== Input records ==

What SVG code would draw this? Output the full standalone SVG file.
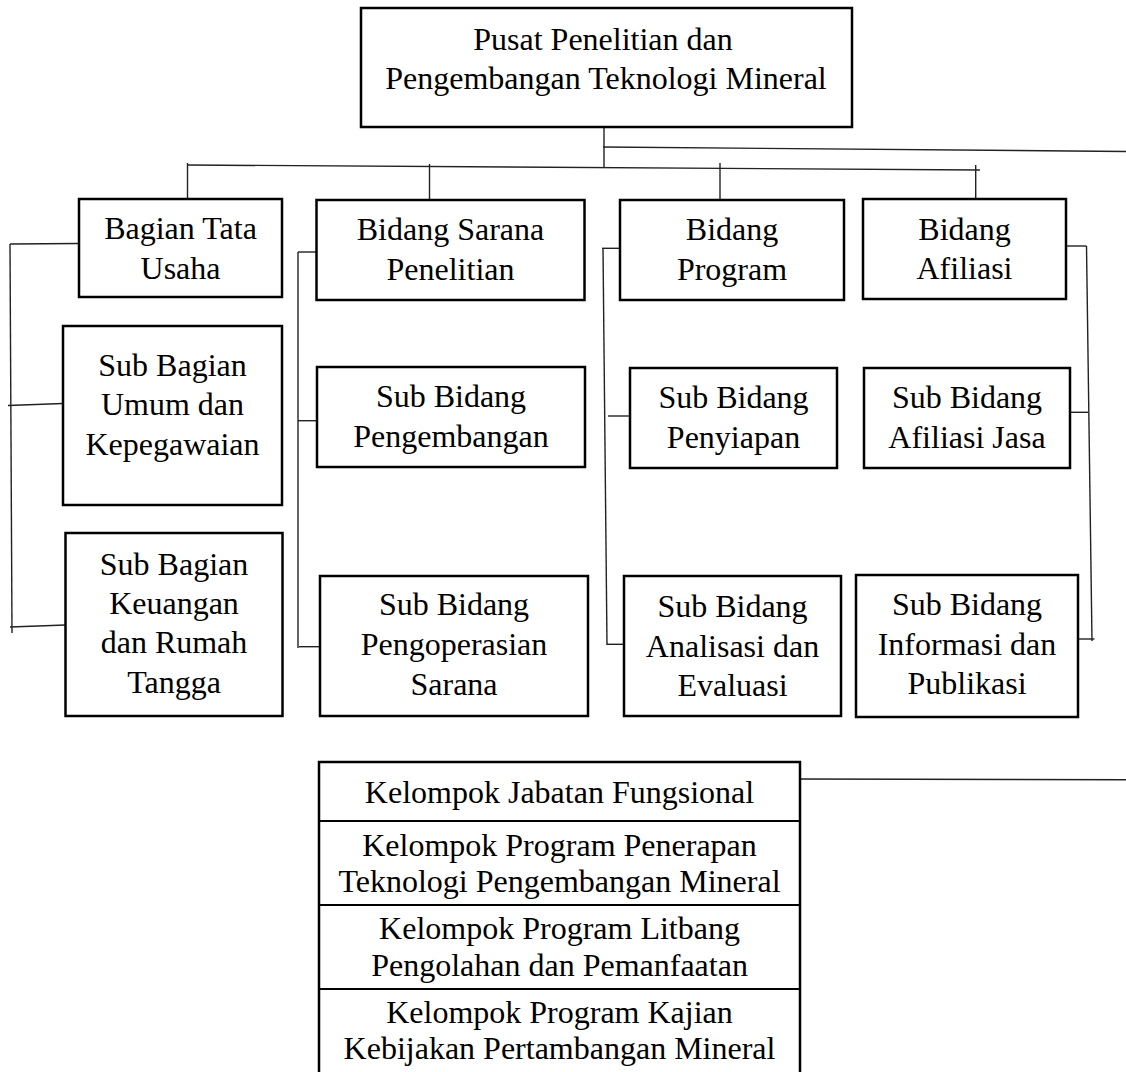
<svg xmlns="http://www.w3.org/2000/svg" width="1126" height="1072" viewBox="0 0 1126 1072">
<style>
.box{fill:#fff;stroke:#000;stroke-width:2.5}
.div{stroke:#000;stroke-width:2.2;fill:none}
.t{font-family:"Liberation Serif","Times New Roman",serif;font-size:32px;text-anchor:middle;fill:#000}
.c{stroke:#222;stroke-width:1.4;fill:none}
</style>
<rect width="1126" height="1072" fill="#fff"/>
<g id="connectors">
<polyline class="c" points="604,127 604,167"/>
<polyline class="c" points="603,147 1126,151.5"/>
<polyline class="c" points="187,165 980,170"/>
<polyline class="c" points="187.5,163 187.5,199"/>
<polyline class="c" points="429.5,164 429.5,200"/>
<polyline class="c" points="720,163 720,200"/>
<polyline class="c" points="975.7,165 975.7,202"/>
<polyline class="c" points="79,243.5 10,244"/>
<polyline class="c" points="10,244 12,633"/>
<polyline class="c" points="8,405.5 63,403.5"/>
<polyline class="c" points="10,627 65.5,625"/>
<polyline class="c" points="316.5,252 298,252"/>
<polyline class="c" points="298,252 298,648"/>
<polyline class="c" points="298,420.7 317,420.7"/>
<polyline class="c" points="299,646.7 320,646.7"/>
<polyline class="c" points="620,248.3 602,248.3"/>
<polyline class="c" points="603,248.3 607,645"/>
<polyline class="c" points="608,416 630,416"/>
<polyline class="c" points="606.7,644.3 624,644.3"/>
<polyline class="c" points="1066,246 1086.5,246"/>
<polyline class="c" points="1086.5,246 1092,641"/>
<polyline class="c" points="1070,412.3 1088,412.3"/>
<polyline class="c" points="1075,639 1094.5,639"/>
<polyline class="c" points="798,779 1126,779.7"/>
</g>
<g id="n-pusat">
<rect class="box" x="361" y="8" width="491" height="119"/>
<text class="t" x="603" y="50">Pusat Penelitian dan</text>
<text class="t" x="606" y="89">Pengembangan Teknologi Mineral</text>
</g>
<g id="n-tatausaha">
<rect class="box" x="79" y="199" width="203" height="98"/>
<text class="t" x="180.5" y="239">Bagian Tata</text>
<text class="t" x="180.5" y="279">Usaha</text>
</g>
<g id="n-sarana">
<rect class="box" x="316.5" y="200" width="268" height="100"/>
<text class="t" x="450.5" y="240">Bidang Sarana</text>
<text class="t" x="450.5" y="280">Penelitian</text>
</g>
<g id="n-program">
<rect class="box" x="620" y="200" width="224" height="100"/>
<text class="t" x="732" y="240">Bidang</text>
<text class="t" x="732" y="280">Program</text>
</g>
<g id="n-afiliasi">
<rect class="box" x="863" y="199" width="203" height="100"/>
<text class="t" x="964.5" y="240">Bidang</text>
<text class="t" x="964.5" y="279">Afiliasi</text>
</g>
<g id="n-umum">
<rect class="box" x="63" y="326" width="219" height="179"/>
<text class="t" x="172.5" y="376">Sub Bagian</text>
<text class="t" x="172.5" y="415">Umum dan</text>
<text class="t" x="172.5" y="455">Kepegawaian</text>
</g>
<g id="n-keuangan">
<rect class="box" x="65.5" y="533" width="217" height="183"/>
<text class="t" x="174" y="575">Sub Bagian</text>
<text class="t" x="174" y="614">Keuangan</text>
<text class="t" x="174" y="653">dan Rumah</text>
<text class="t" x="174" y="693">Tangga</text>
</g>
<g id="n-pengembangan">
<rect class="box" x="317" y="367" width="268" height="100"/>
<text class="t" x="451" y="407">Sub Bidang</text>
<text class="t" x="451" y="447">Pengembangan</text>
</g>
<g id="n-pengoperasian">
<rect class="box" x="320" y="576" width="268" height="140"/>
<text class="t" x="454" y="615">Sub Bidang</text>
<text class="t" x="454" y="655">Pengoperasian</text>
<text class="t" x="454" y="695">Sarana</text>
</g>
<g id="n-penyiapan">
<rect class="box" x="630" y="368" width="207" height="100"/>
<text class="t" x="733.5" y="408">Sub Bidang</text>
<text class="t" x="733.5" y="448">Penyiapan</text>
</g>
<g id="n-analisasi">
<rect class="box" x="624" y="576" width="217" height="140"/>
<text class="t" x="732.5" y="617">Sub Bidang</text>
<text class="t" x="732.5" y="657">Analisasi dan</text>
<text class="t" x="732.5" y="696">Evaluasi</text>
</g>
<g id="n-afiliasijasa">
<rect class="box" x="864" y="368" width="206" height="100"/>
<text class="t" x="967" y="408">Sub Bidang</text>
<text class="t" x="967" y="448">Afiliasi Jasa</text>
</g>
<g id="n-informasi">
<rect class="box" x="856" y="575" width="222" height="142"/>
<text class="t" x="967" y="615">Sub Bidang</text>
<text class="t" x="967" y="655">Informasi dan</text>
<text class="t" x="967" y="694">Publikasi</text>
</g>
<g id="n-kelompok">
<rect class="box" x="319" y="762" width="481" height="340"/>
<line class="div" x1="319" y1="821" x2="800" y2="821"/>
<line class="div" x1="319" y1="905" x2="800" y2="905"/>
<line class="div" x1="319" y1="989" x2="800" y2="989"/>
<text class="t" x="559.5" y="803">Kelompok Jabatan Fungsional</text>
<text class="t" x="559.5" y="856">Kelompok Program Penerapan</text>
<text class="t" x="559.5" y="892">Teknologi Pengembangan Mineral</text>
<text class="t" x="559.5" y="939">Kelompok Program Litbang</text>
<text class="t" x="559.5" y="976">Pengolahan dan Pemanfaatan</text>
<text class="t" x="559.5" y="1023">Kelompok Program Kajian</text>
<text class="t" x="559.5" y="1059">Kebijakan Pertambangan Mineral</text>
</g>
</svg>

===
== Input records ==

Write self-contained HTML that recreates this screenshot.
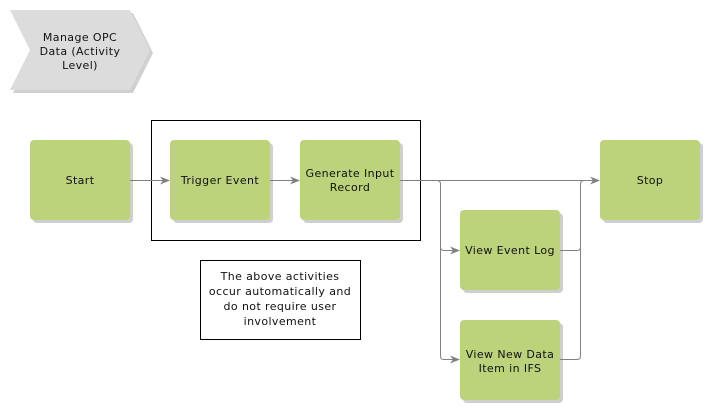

===
== Input records ==

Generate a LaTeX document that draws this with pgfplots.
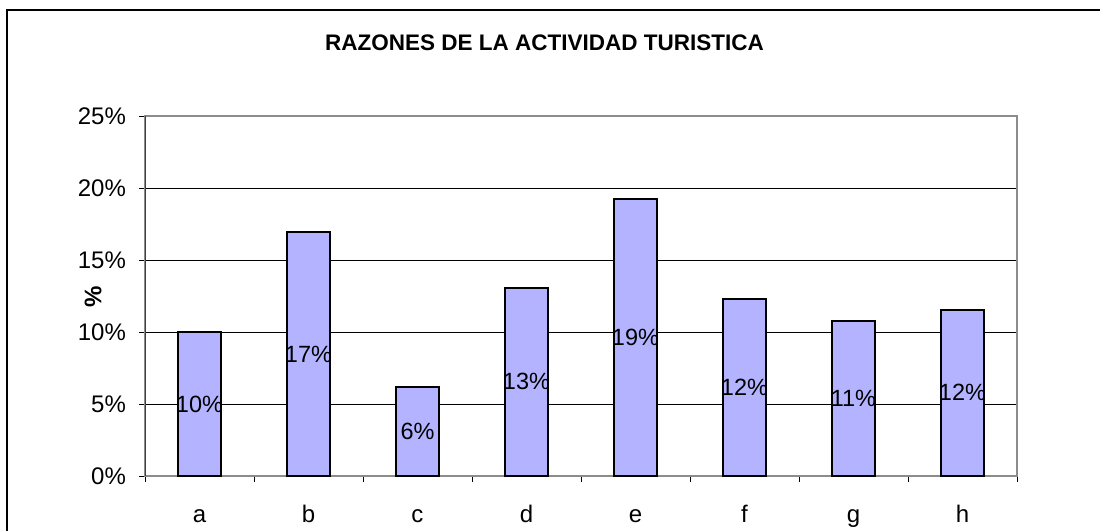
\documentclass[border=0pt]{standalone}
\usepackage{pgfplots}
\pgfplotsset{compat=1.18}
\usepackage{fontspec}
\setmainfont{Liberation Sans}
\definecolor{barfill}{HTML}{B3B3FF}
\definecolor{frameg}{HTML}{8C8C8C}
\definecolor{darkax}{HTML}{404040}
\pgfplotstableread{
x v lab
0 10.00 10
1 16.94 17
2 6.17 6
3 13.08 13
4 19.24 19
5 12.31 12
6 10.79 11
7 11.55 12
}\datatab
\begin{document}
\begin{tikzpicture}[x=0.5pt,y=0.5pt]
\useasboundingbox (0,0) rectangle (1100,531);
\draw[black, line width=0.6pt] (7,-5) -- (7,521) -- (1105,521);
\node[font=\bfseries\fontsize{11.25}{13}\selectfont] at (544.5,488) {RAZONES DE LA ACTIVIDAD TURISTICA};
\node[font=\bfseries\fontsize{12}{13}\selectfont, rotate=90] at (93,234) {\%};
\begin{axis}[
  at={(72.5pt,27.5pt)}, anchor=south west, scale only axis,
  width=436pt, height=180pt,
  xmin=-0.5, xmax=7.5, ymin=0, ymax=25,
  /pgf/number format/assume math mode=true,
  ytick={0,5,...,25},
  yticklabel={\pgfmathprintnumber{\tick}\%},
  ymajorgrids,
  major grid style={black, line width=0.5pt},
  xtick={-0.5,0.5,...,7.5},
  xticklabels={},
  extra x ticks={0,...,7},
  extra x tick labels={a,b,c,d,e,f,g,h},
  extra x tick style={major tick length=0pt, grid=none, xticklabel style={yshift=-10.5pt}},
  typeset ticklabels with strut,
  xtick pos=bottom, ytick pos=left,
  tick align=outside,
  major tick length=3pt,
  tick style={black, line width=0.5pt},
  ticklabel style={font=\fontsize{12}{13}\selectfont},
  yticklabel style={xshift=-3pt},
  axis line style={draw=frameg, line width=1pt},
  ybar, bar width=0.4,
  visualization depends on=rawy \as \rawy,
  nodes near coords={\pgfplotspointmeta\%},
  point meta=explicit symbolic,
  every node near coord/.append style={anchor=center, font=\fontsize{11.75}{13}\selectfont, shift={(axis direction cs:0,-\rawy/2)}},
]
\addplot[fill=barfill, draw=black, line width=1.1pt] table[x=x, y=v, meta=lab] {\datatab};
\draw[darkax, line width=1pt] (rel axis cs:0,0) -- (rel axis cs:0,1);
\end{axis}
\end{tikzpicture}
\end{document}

===

**Job**
Give the number of lines above that hold the word "this", and nothing more.

**Correct answer**
3